A Pacifist Critique of Gandhi
Sam Diener is Co-Editor of Peacework.
To make a hero out of someone dehumanizes them almost as much as demonizing them does. It serves no one to turn Mohandas Gandhi into a plaster saint (or a stone ganesh).
Many of Gandhi’s statements and actions were reprehensible, some of which are mentioned elsewhere in this issue (such as the treatment of his children, see page 10). There isn’t space for a full critique, but a few themes are important to mention. One of Gandhi’s contributions to nonviolent thought is the idea that a true dedication to nonviolence requires striving for the complicated truth. As we appreciate Mohandas Gandhi’s many contributions to the development of nonviolent struggle, we can’t, if we are to appraise his legacy honestly, ignore his faults as well.
Gandhi campaigned vigorously to include women in every non-cooperation campaign, and organized against purdah. Yet, Gandhi, in his old age, regularly slept naked next to young girls, including his nieces, in order, he said, to test his commitment to brahmacharya, or celibacy. No matter how some try to contextualize these actions, from my perspective, he was abusing these girls.
His views about rape were misogynist. Gandhi wrote in Harijan, for example, that women “must develop courage enough to die rather than yield to the brute in man.” Gandhi claimed, if women are fearless, “However beastly the man, he will bow in shame before the flame of her dazzling purity.”
Gandhi opposed contraception (he had a famous debate with Margaret Sanger on the subject). His “idealization” of women as being superior at self-sacrifice, a quality he saw as being required of satyagrahis, is another form of stereotyping (See also Starhawk's trenchant feminist critique of Gandhian self-sacrifice in this issue).
Editor's Note: the following source note was edited out of the printed version for reasons of space. Quotations are from Lynne Shivers essay, "An Open Letter to Gandhi" in the invaluable but alas out of print book, Reweaving the Web of Life: Feminism and Nonviolence, New Society Publishers, 1982.
Gandhi often utilized racist arguments to advance the cause of Indians in South Africa. For example, addressing a public meeting in Bombay on September 26, 1896, following his return from South Africa, Gandhi said, “Ours is one continued struggle against degradation sought to be inflicted upon us by the European, who desire to degrade us to the level of the raw kaffir, whose occupation is hunting and whose sole ambition is to collect a certain number of cattle to buy a wife with, and then pass his life in indolence and nakedness.” (Collected Works, Volume II, page 74). The word kaffir (or keffir) is a derogatory term used in South Africa for native Africans. Gandhi never, as far as I’ve read, publicly opposed the racist oppression of black Africans in South Africa.

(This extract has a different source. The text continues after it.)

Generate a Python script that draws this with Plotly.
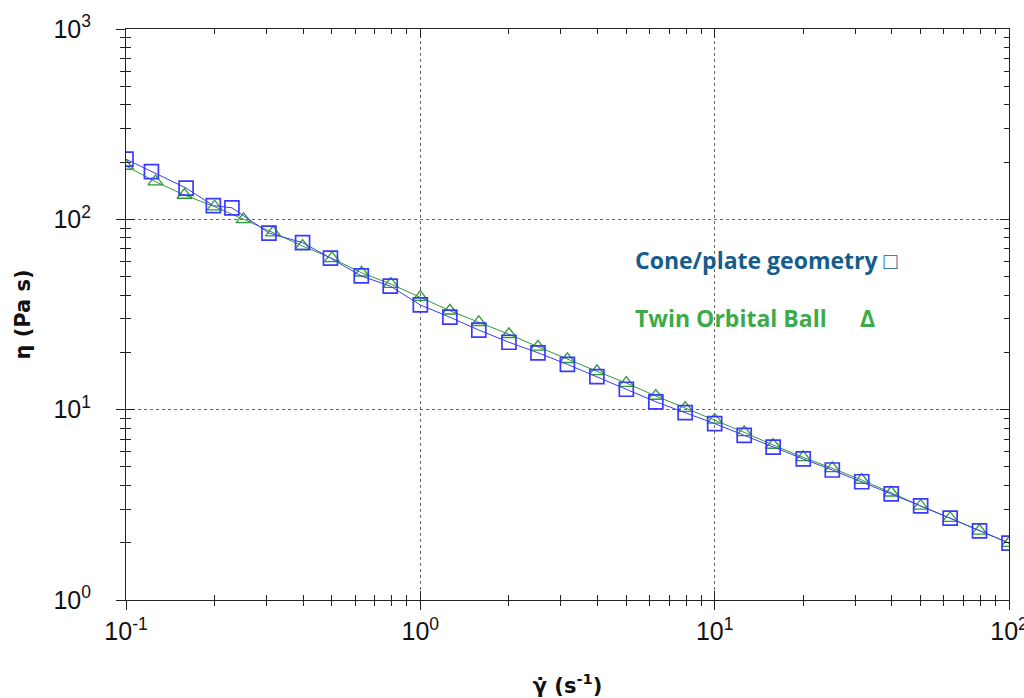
import plotly.graph_objects as go

# Shear rate (1/s) and viscosity (Pa s)
cone_x = [0.1, 0.122, 0.16, 0.198, 0.229, 0.306, 0.398, 0.495, 0.63, 0.79,
          1.0, 1.26, 1.58, 2.0, 2.51, 3.16, 3.98, 5.01, 6.31, 7.94,
          10, 12.6, 15.8, 20, 25.1, 31.6, 39.8, 50.1, 63.1, 79.4, 100]
cone_eta = [207, 178, 146, 118, 115, 84.7, 75.4, 62.6, 50.4, 44.6,
            35.5, 30.6, 26.2, 22.6, 19.9, 17.3, 14.9, 12.8, 11.0, 9.64,
            8.45, 7.33, 6.36, 5.51, 4.82, 4.18, 3.61, 3.12, 2.69, 2.31, 1.99]

tob_x = [0.1, 0.126, 0.158, 0.2, 0.251, 0.316, 0.398, 0.501, 0.631, 0.794,
         1.0, 1.26, 1.58, 2.0, 2.51, 3.16, 3.98, 5.01, 6.31, 7.94,
         10, 12.6, 15.8, 20, 25.1, 31.6, 39.8, 50.1, 63.1, 79.4, 100]
tob_eta = [190.6, 157.7, 134.2, 116.5, 100, 85.1, 72.4, 62.4, 52.4, 45.7,
           39.0, 33.1, 28.8, 24.9, 21.4, 18.4, 15.9, 13.8, 11.8, 10.2,
           8.83, 7.60, 6.52, 5.62, 4.92, 4.27, 3.66, 3.12, 2.69, 2.31, 1.99]

x_tickvals = [0.1, 1, 10, 100]
x_ticktext = ["10<sup>-1</sup>", "10<sup>0</sup>", "10<sup>1</sup>", "10<sup>2</sup>"]
y_tickvals = [1, 10, 100, 1000]
y_ticktext = ["10<sup>0</sup>", "10<sup>1</sup>", "10<sup>2</sup>", "10<sup>3</sup>"]

x_title = "γ̇ (s<sup>-1</sup>)"
y_title = "η (Pa s)"
label_cone = "Cone/plate geometry □"
label_tob = "Twin Orbital Ball"
label_tob_sym = "Δ"

BLUE = "#3a3aff"
GREEN = "#2f9a37"
TICKFONT = dict(family="Liberation Sans Narrow, Liberation Sans, Arial", size=25, color="#111")
TITLEFONT = dict(family="DejaVu Sans, Liberation Sans, Arial", size=21, color="#111", weight="bold")

fig = go.Figure()
fig.add_trace(go.Scatter(
    x=tob_x, y=tob_eta, mode="lines+markers",
    line=dict(color=GREEN, width=1),
    marker=dict(symbol="triangle-up-open", size=13, color=GREEN, line=dict(width=1.3, color=GREEN)),
    showlegend=False))
fig.add_trace(go.Scatter(
    x=cone_x, y=cone_eta, mode="lines+markers",
    line=dict(color=BLUE, width=1),
    marker=dict(symbol="square-open", size=14, color=BLUE, line=dict(width=1.7, color=BLUE)),
    showlegend=False))

common_x = dict(type="log", range=[-1, 2], automargin=False)
common_y = dict(type="log", range=[0, 3], automargin=False)

fig.update_layout(
    width=1024, height=698,
    margin=dict(l=126, r=15, t=29, b=98),
    paper_bgcolor="white", plot_bgcolor="white",
    xaxis=dict(**common_x, tickmode="array", tickvals=x_tickvals, ticktext=x_ticktext,
               ticks="outside", ticklen=9, tickwidth=1, tickcolor="#222",
               showline=True, linecolor="#222", linewidth=1, mirror=True,
               showgrid=True, gridcolor="#666", griddash="dot", gridwidth=1,
               minor=dict(ticks="outside", ticklen=5, tickcolor="#222", dtick="D1", showgrid=False),
               tickfont=TICKFONT, ticklabelstandoff=0, ticklabeloverflow="allow",
               zeroline=False,
               title=dict(text=x_title, font=TITLEFONT, standoff=34)),
    yaxis=dict(**common_y, tickmode="array", tickvals=y_tickvals, ticktext=y_ticktext,
               ticks="outside", ticklen=9, tickwidth=1, tickcolor="#222",
               showline=True, linecolor="#222", linewidth=1, mirror=True,
               showgrid=True, gridcolor="#666", griddash="dot", gridwidth=1,
               minor=dict(ticks="outside", ticklen=5, tickcolor="#222", dtick="D1", showgrid=False),
               tickfont=TICKFONT, ticklabelstandoff=20, ticklabeloverflow="allow",
               zeroline=False,
               title=dict(text=y_title, font=TITLEFONT, standoff=17)),
    xaxis2=dict(**common_x, overlaying="x", ticks="inside", ticklen=9, tickwidth=1, tickcolor="#222",
                mirror="ticks", showline=False, showgrid=False, showticklabels=False, zeroline=False,
                tickmode="array", tickvals=x_tickvals,
                minor=dict(ticks="inside", ticklen=5, tickcolor="#222", dtick="D1", showgrid=False)),
    yaxis2=dict(**common_y, overlaying="y", ticks="inside", ticklen=9, tickwidth=1, tickcolor="#222",
                mirror="ticks", showline=False, showgrid=False, showticklabels=False, zeroline=False,
                tickmode="array", tickvals=y_tickvals,
                minor=dict(ticks="inside", ticklen=5, tickcolor="#222", dtick="D1", showgrid=False)),
)
fig.add_trace(go.Scatter(x=[], y=[], xaxis="x2", yaxis="y2", showlegend=False, hoverinfo="skip"))

LEG_FONT = "Open Sans, Noto Sans, sans-serif"
fig.add_annotation(xref="paper", yref="paper", x=0.574, y=0.595, xanchor="left", yanchor="middle",
                   text=label_cone, showarrow=False,
                   font=dict(family=LEG_FONT, size=23, color="#165d8c", weight="bold"))
fig.add_annotation(xref="paper", yref="paper", x=0.574, y=0.494, xanchor="left", yanchor="middle",
                   text=label_tob, showarrow=False,
                   font=dict(family=LEG_FONT, size=23, color="#3daa4a", weight="bold"))
fig.add_annotation(xref="paper", yref="paper", x=0.840, y=0.494, xanchor="center", yanchor="middle",
                   text=label_tob_sym, showarrow=False,
                   font=dict(family=LEG_FONT, size=23, color="#3daa4a", weight="bold"))

fig.write_html("out.html", config={"displayModeBar": False},
               post_script="document.body.style.margin='0px';")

Gandhi was, at best, an inconsistent pacifist, in the sense of opposing all wars, a fact pointed out by pacifists such as Bart de Ligt in the 1930s. Gandhi supported the British war effort in several wars, including the Boer War, the Zulu Rebellion (though he later came to believe the British were wrong in that struggle), and World War I. His role was mainly to organize and participate in ambulance corps, but his personal participation earned him the British Empire’s War Medal. Even after he proclaimed “war is wrong, is an unmitigated evil,” he defended his participation based on his perceived “duty as a citizen of the British Empire.” He acknowledged that he was “guilty of the crime of war,” and eventually repudiated the Empire, but didn’t repudiate his actions. (See Gandhi on War and Peace, by Rashmi-Sudha Puri).
While Gandhi undeniably campaigned vigorously against untouchability, Dalit leaders such as Bhimrao Ramji Ambedkar opposed the use of Gandhi’s term for “untouchables” (“harijan,” or “children of god”) as condescending, and claimed Gandhi never fully renounced a caste-based worldview.
Contemporary peace and social justice movements are still struggling to overcome misogyny, racism, the call of nationalist duty, and oppression based on caste and class. Applying the best of Gandhian principles of nonviolence helps us compassionately critique the actions of Mohandas Gandhi the person, and ourselves.